[BEGIN]
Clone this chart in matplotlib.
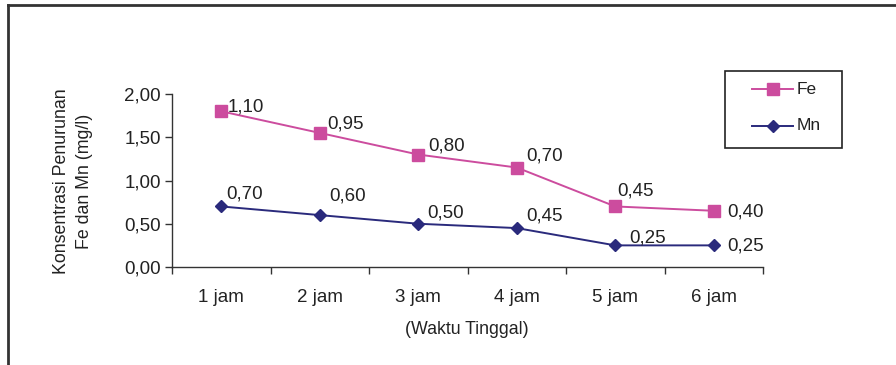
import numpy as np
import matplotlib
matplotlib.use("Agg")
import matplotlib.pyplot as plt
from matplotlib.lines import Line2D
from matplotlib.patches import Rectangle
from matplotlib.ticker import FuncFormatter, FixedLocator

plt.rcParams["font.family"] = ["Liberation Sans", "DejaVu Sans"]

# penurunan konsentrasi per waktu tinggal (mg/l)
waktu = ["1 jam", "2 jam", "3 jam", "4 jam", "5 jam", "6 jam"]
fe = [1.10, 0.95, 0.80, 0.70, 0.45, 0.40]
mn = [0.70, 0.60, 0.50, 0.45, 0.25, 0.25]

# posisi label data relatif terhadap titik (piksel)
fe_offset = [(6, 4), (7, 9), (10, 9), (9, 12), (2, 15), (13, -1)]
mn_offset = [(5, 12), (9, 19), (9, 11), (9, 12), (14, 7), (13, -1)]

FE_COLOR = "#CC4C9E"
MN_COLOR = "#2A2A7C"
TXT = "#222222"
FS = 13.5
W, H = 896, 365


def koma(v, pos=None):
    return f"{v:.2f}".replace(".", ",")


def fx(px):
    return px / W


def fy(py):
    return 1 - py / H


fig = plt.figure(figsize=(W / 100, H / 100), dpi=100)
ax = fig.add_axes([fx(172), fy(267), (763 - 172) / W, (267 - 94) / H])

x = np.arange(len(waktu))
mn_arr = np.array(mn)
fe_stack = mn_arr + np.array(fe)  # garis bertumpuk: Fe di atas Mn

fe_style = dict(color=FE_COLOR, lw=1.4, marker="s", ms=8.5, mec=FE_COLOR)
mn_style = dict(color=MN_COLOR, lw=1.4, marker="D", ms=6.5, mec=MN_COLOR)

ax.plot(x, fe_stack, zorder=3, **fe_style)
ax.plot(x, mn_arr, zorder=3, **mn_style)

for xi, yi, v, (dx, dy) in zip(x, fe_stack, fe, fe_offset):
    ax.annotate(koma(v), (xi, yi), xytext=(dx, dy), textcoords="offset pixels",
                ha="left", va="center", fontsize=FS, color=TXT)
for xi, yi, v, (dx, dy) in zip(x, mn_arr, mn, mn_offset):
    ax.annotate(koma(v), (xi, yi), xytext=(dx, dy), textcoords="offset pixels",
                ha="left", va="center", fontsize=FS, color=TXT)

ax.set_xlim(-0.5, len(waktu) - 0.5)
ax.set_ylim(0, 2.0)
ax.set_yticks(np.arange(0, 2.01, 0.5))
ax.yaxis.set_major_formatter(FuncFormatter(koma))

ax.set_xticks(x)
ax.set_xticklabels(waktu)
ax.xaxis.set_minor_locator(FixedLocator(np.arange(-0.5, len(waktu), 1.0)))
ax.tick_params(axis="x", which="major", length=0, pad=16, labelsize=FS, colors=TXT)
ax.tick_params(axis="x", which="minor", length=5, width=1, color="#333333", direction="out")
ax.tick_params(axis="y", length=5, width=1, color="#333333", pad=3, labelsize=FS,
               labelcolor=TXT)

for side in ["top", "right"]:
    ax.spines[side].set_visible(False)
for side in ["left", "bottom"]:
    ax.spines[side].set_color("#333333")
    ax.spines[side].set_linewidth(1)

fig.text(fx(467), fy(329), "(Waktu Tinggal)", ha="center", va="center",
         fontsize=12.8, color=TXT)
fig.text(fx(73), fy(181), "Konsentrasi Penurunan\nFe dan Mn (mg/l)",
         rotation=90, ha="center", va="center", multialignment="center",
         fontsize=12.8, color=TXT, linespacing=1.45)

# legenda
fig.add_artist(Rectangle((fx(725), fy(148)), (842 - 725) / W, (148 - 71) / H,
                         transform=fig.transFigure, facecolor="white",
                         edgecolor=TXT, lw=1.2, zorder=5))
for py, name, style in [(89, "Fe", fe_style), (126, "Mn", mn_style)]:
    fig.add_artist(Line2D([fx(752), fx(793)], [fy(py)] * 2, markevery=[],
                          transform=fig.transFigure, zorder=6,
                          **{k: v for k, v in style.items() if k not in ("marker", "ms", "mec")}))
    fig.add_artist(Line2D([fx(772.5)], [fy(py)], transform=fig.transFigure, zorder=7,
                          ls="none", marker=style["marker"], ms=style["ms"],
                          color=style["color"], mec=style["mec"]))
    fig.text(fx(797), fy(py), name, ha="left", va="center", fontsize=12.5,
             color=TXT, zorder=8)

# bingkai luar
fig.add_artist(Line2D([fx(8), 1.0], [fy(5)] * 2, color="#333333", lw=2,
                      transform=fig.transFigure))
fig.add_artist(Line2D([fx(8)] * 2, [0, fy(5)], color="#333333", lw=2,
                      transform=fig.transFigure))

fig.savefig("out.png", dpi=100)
[END]
## Given exercise
Make an exact copy of the lines from the top of the material through the line with "mn = [0.70, 0.60, 0.50, 0.45, 0.25, 0.25]", pictures excluded.

## Expected answer
Clone this chart in matplotlib.
import numpy as np
import matplotlib
matplotlib.use("Agg")
import matplotlib.pyplot as plt
from matplotlib.lines import Line2D
from matplotlib.patches import Rectangle
from matplotlib.ticker import FuncFormatter, FixedLocator

plt.rcParams["font.family"] = ["Liberation Sans", "DejaVu Sans"]

# penurunan konsentrasi per waktu tinggal (mg/l)
waktu = ["1 jam", "2 jam", "3 jam", "4 jam", "5 jam", "6 jam"]
fe = [1.10, 0.95, 0.80, 0.70, 0.45, 0.40]
mn = [0.70, 0.60, 0.50, 0.45, 0.25, 0.25]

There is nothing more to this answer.